Just as the Father’s voice came at the Baptism of Jesus saying, “This is My beloved Son, with whom I am well pleased,” we have a bookend of this admonishment on the Mount of Transfiguration.

Mark tells us: “And a cloud overshadowed them, and a voice came out of the cloud, ‘This is My beloved Son; listen to Him.’ And suddenly, looking around, they no longer saw anyone with them but Jesus only.”

After the Father again instructs the disciples to listen to His ‘beloved Son, it was suddenly time come down from the mountain. And just as Jesus rebuked the demons and others to keep quiet about who He is, Jesus charges the disciples “to tell no one what they had seen, until the Son of Man had risen from the dead.”

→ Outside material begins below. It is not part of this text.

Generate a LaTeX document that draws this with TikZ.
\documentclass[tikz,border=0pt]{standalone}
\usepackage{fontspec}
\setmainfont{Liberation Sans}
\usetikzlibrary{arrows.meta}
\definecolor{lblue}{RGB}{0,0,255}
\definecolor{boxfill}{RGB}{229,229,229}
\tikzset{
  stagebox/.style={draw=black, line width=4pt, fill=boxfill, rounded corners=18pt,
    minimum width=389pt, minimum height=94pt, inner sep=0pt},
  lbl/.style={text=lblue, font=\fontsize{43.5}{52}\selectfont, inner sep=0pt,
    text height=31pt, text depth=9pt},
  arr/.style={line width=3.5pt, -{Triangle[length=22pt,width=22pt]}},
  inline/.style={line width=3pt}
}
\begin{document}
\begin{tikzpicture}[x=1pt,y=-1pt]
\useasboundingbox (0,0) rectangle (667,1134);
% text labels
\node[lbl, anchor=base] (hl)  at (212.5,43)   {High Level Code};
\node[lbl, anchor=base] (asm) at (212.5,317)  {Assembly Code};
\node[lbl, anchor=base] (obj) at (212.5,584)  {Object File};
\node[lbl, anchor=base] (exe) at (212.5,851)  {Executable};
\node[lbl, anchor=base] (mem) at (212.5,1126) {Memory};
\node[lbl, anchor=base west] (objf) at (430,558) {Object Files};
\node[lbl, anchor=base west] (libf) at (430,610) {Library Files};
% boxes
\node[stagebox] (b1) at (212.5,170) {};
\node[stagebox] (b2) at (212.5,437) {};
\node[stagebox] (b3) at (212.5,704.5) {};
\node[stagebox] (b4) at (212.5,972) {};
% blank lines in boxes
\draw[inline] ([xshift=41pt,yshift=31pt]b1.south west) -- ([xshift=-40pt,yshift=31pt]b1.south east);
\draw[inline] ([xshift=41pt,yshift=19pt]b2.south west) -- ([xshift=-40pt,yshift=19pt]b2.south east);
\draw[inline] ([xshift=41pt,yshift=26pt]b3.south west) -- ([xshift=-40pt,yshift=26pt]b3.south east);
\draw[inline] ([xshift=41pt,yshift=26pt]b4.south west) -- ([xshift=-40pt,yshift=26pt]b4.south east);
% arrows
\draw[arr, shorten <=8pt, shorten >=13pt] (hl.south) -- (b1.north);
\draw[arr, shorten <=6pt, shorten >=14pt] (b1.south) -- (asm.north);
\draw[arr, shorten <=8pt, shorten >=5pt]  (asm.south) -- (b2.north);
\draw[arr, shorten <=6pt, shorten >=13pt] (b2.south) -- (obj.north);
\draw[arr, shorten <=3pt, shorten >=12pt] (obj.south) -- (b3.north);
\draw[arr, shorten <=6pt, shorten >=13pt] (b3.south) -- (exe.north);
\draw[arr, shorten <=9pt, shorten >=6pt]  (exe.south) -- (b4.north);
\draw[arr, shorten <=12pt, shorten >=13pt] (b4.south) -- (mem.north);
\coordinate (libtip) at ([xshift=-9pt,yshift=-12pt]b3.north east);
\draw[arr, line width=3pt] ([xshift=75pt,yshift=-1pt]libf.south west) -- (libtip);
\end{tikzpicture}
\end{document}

“The reason for thus restricting the witnesses of the transfiguration is not difficult to find. Even the disciples had wrong expectations [and misperceptions] concerning the Messiah. If the story of the transfiguration had been spread abroad, these wrong, fleshly expectations would have been fanned into flames and would have caused a great deal of harm.” This side of the crucifixion and resurrection, they did not yet have the right perspective.

And so, we are given the impression that the transfiguration event is a preparation for the future; for the cross, for the resurrection, and for Jesus’ final return when we will see His “face shining like the sun.”

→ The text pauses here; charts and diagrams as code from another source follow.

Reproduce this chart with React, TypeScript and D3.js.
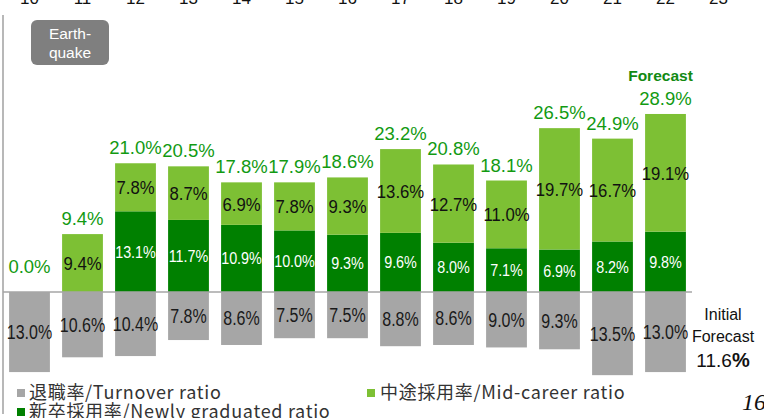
import React from "react"
import * as d3 from "d3"

// fiscal years shown along the top edge (cut off in the slide)
const yearLabels = ["10", "11", "12", "13", "14", "15", "16", "17", "18", "19", "20", "21", "22", "23"]
const barKeys = yearLabels.slice(0, 13)

const turnover = [13.0, 10.6, 10.4, 7.8, 8.6, 7.5, 7.5, 8.8, 8.6, 9.0, 9.3, 13.5, 13.0]
const newGrad = [0, 0, 13.1, 11.7, 10.9, 10.0, 9.3, 9.6, 8.0, 7.1, 6.9, 8.2, 9.8]
const midCareer = [0, 9.4, 7.8, 8.7, 6.9, 7.8, 9.3, 13.6, 12.7, 11.0, 19.7, 16.7, 19.1]
const totals = [0.0, 9.4, 21.0, 20.5, 17.8, 17.9, 18.6, 23.2, 20.8, 18.1, 26.5, 24.9, 28.9]

const initialForecast = 11.6

const GRAY = "#a6a6a6"
const DARK = "#008000"
const LIGHT = "#7dc034"
const TOTAL = "#129a12"

const W = 764
const H = 418
const FONT = "'Liberation Sans', Arial, sans-serif"
const CJK = "'Noto Sans CJK JP', 'Noto Sans CJK KR', sans-serif"

const fmt = (v: number) => v.toFixed(1) + "%"

// squeezed label, centred on x
function Squeezed({ x, y, s, size, fill, text }: { x: number; y: number; s: number; size: number; fill: string; text: string }) {
  return (
    <text
      transform={`translate(${x},${y}) scale(${s},1)`}
      textAnchor="middle"
      fontFamily={FONT}
      fontSize={size}
      fill={fill}
    >
      {text}
    </text>
  )
}

export default function App() {
  const x = d3.scaleBand<string>().domain(barKeys).range([3, 692]).paddingInner(0.23).paddingOuter(0.115)
  const y = d3.scaleLinear().domain([-15, 30]).range([292 + 15 * 6.16, 292 - 30 * 6.16])
  const bw = x.bandwidth()
  const cx = (k: string) => (x(k) as number) + bw / 2

  return (
    <svg width={W} height={H} style={{ position: "absolute", left: 0, top: 0, background: "#fff" }}>
      {/* year row, clipped at the top */}
      {yearLabels.map((lab, i) => (
        <text
          key={"yr" + lab}
          x={i < barKeys.length ? cx(barKeys[i]) : cx(barKeys[barKeys.length - 1]) + x.step()}
          y={4}
          textAnchor="middle"
          fontFamily={FONT}
          fontSize={17}
          fill="#111"
        >
          {lab}
        </text>
      ))}

      {/* left rule */}
      <line x1={3} x2={3} y1={15} y2={414} stroke="#a0a0a0" strokeWidth={1.5} />

      {/* earthquake tag */}
      <rect x={31} y={20} width={78} height={45} rx={6} fill="#7f7f7f" />
      <text x={70} y={39} textAnchor="middle" fontFamily={FONT} fontSize={15.5} fill="#fff">Earth-</text>
      <text x={70} y={58} textAnchor="middle" fontFamily={FONT} fontSize={15.5} fill="#fff">quake</text>

      {barKeys.map((k, i) => {
        const x0 = x(k) as number
        const y0 = y(0)
        const yDark = y(newGrad[i])
        const yTop = y(newGrad[i] + midCareer[i])
        const yBot = y(-turnover[i])
        return (
          <g key={k}>
            <rect x={x0} y={y0} width={bw} height={yBot - y0} fill={GRAY} />
            {newGrad[i] > 0 && <rect x={x0} y={yDark} width={bw} height={y0 - yDark} fill={DARK} />}
            {midCareer[i] > 0 && <rect x={x0} y={yTop} width={bw} height={yDark - yTop} fill={LIGHT} />}
          </g>
        )
      })}

      {/* zero line */}
      <line x1={3} x2={692} y1={y(0)} y2={y(0)} stroke="#a6a6a6" strokeWidth={1.5} />

      {barKeys.map((k, i) => {
        const c = cx(k)
        const y0 = y(0)
        const yDark = y(newGrad[i])
        const yTop = y(newGrad[i] + midCareer[i])
        const yBot = y(-turnover[i])
        return (
          <g key={"lab" + k}>
            <Squeezed x={c} y={(y0 + yBot) / 2 + 7} s={0.8} size={20} fill="#1a1a1a" text={fmt(turnover[i])} />
            {newGrad[i] > 0 && (
              <Squeezed x={c} y={(y0 + yDark) / 2 + 6} s={0.87} size={16.5} fill="#fff" text={fmt(newGrad[i])} />
            )}
            {midCareer[i] > 0 && (
              <Squeezed x={c} y={(yDark + yTop) / 2 + 7} s={0.88} size={19} fill="#111" text={fmt(midCareer[i])} />
            )}
            <text
              x={c}
              y={Math.min(yTop - 9, 273)}
              textAnchor="middle"
              fontFamily={FONT}
              fontSize={18.5}
              fill={TOTAL}
            >
              {fmt(totals[i])}
            </text>
          </g>
        )
      })}

      <text
        x={cx(barKeys[barKeys.length - 1]) - 5}
        y={81}
        textAnchor="middle"
        fontFamily={FONT}
        fontSize={15.5}
        fontWeight="bold"
        fill="#128a12"
      >
        Forecast
      </text>

      {/* initial forecast note */}
      <g fontFamily={FONT} fill="#111" textAnchor="middle">
        <text x={723} y={320} fontSize={16}>Initial</text>
        <text x={723} y={342} fontSize={16}>Forecast</text>
        <text x={723} y={367} fontSize={19}>
          {initialForecast.toFixed(1)}
          <tspan fontWeight="bold" fontSize={20}>%</tspan>
        </text>
      </g>

      {/* legend */}
      <g fontFamily={CJK} fontSize={18} letterSpacing={0.7} fill="#333">
        <rect x={17} y={389} width={8} height={8} fill={GRAY} />
        <text x={29} y={399}>退職率/Turnover ratio</text>
        <rect x={367} y={389} width={8} height={8} fill={LIGHT} />
        <text x={380} y={399}>中途採用率/Mid-career ratio</text>
        <rect x={17} y={408} width={8} height={8} fill={DARK} />
        <text x={29} y={418}>新卒採用率/Newly graduated ratio</text>
      </g>

      {/* page number */}
      <text x={742} y={410} fontFamily="'Liberation Serif', serif" fontStyle="italic" fontSize={24} fill="#111">16</text>
    </svg>
  )
}
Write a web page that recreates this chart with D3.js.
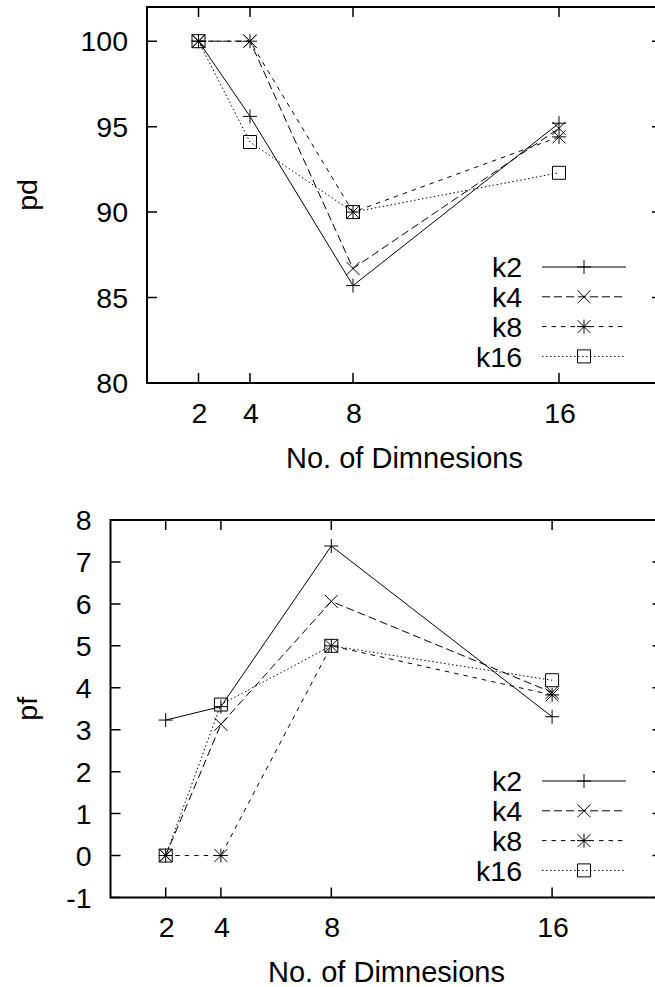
<!DOCTYPE html>
<html>
<head>
<meta charset="utf-8">
<script src="https://cdn.jsdelivr.net/npm/d3@7"></script>
<style>
  body { margin: 0; background: #fff; }
  svg { display: block; font-family: "Liberation Sans", Arial, Helvetica, sans-serif; }
</style>
</head>
<body>
<div id="chart"></div>
<script>
// x values (no. of dimensions) and x tick labels
const dims = [2, 4, 8, 16];
const xTicks = [2, 4, 8, 16];
const seriesNames = ['k2', 'k4', 'k8', 'k16'];

// pd values per series
const pdK2 = [100, 95.6, 85.7, 95.2];
const pdK4 = [100, 100, 86.7, 94.9];
const pdK8 = [100, 100, 90, 94.4];
const pdK16 = [100, 94.1, 90, 92.3];
const pdTicks = [80, 85, 90, 95, 100];

// pf values per series
const pfK2 = [3.23, 3.55, 7.38, 3.31];
const pfK4 = [0, 3.13, 6.06, 3.89];
const pfK8 = [0, 0, 5, 3.83];
const pfK16 = [0, 3.6, 5, 4.18];
const pfTicks = [-1, 0, 1, 2, 3, 4, 5, 6, 7, 8];

const W = 655, H = 987;
const fontSize = 28.5;

// line dash per series (gnuplot style line types)
const dashes = [null, '8,4', '4.5,5', '1.5,2.5'];
const markers = ['plus', 'cross', 'star', 'box'];

const svg = d3.select('#chart').append('svg')
  .attr('width', W)
  .attr('height', H);

// marker path for a given type, centered at 0,0
function markerPath(type) {
  let s = 7, c = 6.5;
  if (type === 'plus') return `M${-s},0H${s}M0,${-s}V${s}`;
  if (type === 'cross') return `M${-c},${-c}L${c},${c}M${-c},${c}L${c},${-c}`;
  if (type === 'star') return `M${-s},0H${s}M0,${-s}V${s}M${-c},${-c}L${c},${c}M${-c},${c}L${c},${-c}`;
  return `M${-c},${-c}H${c}V${c}H${-c}Z`;
}

function drawPanel(cfg) {
  let x = d3.scaleLinear().domain([0, 20]).range([cfg.left, cfg.left + cfg.plotW]),
  y = d3.scaleLinear().domain(cfg.yDomain).range([cfg.bottom, cfg.top]),
  g = svg.append('g');

  // frame
  g.append('rect')
    .attr('x', x(0)).attr('y', y(cfg.yDomain[1]))
    .attr('width', x(20) - x(0)).attr('height', y(cfg.yDomain[0]) - y(cfg.yDomain[1]))
    .attr('fill', 'none').attr('stroke', '#000').attr('stroke-width', 2);

  // inner ticks on all four sides
  let tl = 10;
  g.selectAll('.ytick').data(cfg.yTicks).enter().append('path')
    .attr('d', d => `M${x(0)},${y(d)}h${tl}M${x(20)},${y(d)}h${-tl}`)
    .attr('stroke', '#000').attr('stroke-width', 1.5);
  g.selectAll('.xtick').data(xTicks).enter().append('path')
    .attr('d', d => `M${x(d)},${y(cfg.yDomain[0])}v${-tl}M${x(d)},${y(cfg.yDomain[1])}v${tl}`)
    .attr('stroke', '#000').attr('stroke-width', 1.5);

  // tick labels
  g.selectAll('.ylab').data(cfg.yTicks).enter().append('text')
    .attr('x', x(0) - 19).attr('y', d => y(d))
    .attr('dy', '0.36em')
    .attr('text-anchor', 'end')
    .attr('font-size', fontSize)
    .text(d => d);
  g.selectAll('.xlab').data(xTicks).enter().append('text')
    .attr('x', d => x(d) + 1).attr('y', y(cfg.yDomain[0]) + 39.5)
    .attr('text-anchor', 'middle')
    .attr('font-size', fontSize)
    .text(d => d);

  // axis titles
  g.append('text')
    .attr('x', (x(0) + x(20)) / 2).attr('y', y(cfg.yDomain[0]) + 84.5)
    .attr('text-anchor', 'middle').attr('font-size', fontSize + 0.5)
    .text('No. of Dimnesions');
  g.append('text')
    .attr('transform', `translate(37,${(cfg.top + cfg.bottom) / 2}) rotate(-90)`)
    .attr('text-anchor', 'middle').attr('font-size', fontSize)
    .text(cfg.yTitle);

  let line = d3.line().x((d, i) => x(dims[i])).y(d => y(d));

  // series lines and point markers
  cfg.series.forEach((vals, k) => {
    g.append('path')
      .attr('d', line(vals))
      .attr('fill', 'none').attr('stroke', '#000').attr('stroke-width', 1)
      .attr('stroke-dasharray', dashes[k]);
    g.selectAll('.m' + k).data(vals).enter().append('path')
      .attr('transform', (d, i) => `translate(${x(dims[i])},${y(d)})`)
      .attr('d', markerPath(markers[k]))
      .attr('fill', 'none').attr('stroke', '#000').attr('stroke-width', 1);
  });

  // legend, bottom right
  let lg = g.selectAll('.leg').data(seriesNames).enter().append('g')
    .attr('transform', (d, i) => `translate(0,${cfg.legTop + i * 29.8})`);
  lg.append('text')
    .attr('x', 522).attr('dy', '0.36em')
    .attr('text-anchor', 'end').attr('font-size', fontSize)
    .text(d => d);
  lg.append('path')
    .attr('d', 'M542,0H626')
    .attr('stroke', '#000').attr('stroke-width', 1)
    .attr('stroke-dasharray', (d, i) => dashes[i]);
  lg.append('path')
    .attr('transform', 'translate(584,0)')
    .attr('d', (d, i) => markerPath(markers[i]))
    .attr('fill', 'none').attr('stroke', '#000').attr('stroke-width', 1);
}

drawPanel({
  left: 147, plotW: 515, top: 7, bottom: 383,
  yDomain: [80, 102], yTicks: pdTicks, yTitle: 'pd',
  series: [pdK2, pdK4, pdK8, pdK16],
  legTop: 267
});

drawPanel({
  left: 110.5, plotW: 552, top: 520, bottom: 897.5,
  yDomain: [-1, 8], yTicks: pfTicks, yTitle: 'pf',
  series: [pfK2, pfK4, pfK8, pfK16],
  legTop: 781
});
</script>
</body>
</html>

And we know that even post resurrection, it took some time for the perspective to change as the disciples on the way to Emmaus were unable to see the risen Jesus who was walking with them.

Sometimes it is not until much later in life that we come to see the purpose of the events of our lives and how they all fit together. It is then that we recognize how God works through such events to prepare us for the future.

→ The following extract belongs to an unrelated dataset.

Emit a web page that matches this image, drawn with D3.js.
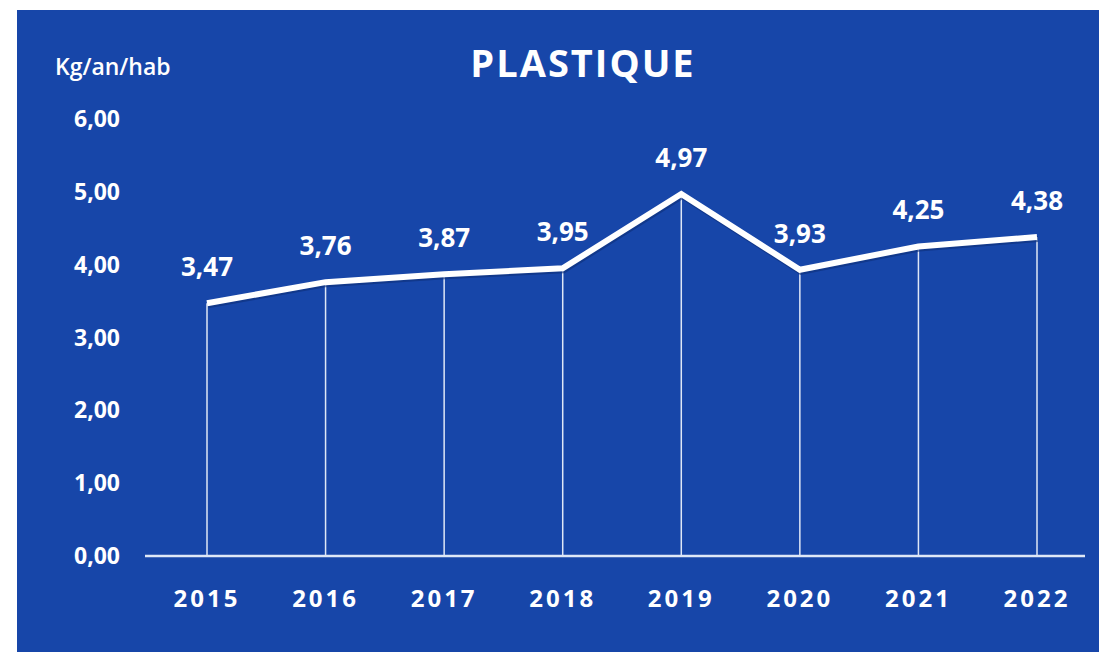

Our mountain top experiences also prepare us for the future. When we like Jesus and His disciples face our hardships and crosses, we can draw strength from the beauty and wonder of the mountain top perspective.

“Corrie ten Boom often showed a piece of embroidery to her audiences. She would hold up the piece of cloth, first showing the beauty of the embroidered side, with all the threads forming a beautiful picture, which she described as the plan God has for our lives. Then she would flip it over to show the tangled, confused underside, illustrating how we view our lives from a human standpoint.”

The beauty remains; the tangle, the confusion, the pain will pass. In the transfiguration, God assures us there is much more beyond waiting for us. He has not left us to ourselves. And although our perspective is like that jumbled mess of thread, Christ’s perspective is a vision of beauty, of mercy, and of grace for you and me – wherever we have been or whatever we have experienced.

And beloved, He reveals to us glimpses of that beauty as He has preserved His Word for us, as He drowns the misperceptions of the old Adam in us at our Baptisms, as we confess and receive absolution, even and especially as He gathers us with all the saints and gives us His very self in His Holy Supper for the tangle we make of our lives – His body and blood for the forgiveness of sins.

Now, these things may not seem like mountain top experiences – they seem too earthly – too simple. But with Jesus as our focus and His promises as our hope, the earthy – the simple, is transformed and we begin to see the beauty of God’s picture for our lives regardless of the tangle underneath. And all of this He has given for you because “where there is forgiveness of sins, there is also life and salvation.” Talk about a beautiful perspective!

And more, beloved, unlike Peter, James, and John on that mount of transfiguration, we are not told to keep it to ourselves. The Jesus who teaches with authority, the Jesus who heals, the Jesus who forgives has been revealed.

And so, with lives transformed by His forgiveness, we get to join with Jesus and His apostles in sharing the magnificent – the gorgeous tapestry of the Gospel, as He reveals to us the delightfully simple picture of the Church’s mission: “Go into all the world and proclaim the Gospel to the whole creation.” Amen.

May the God of hope fill you with all joy and peace in believing, so that by the power of the Holy Spirit you may abound in hope.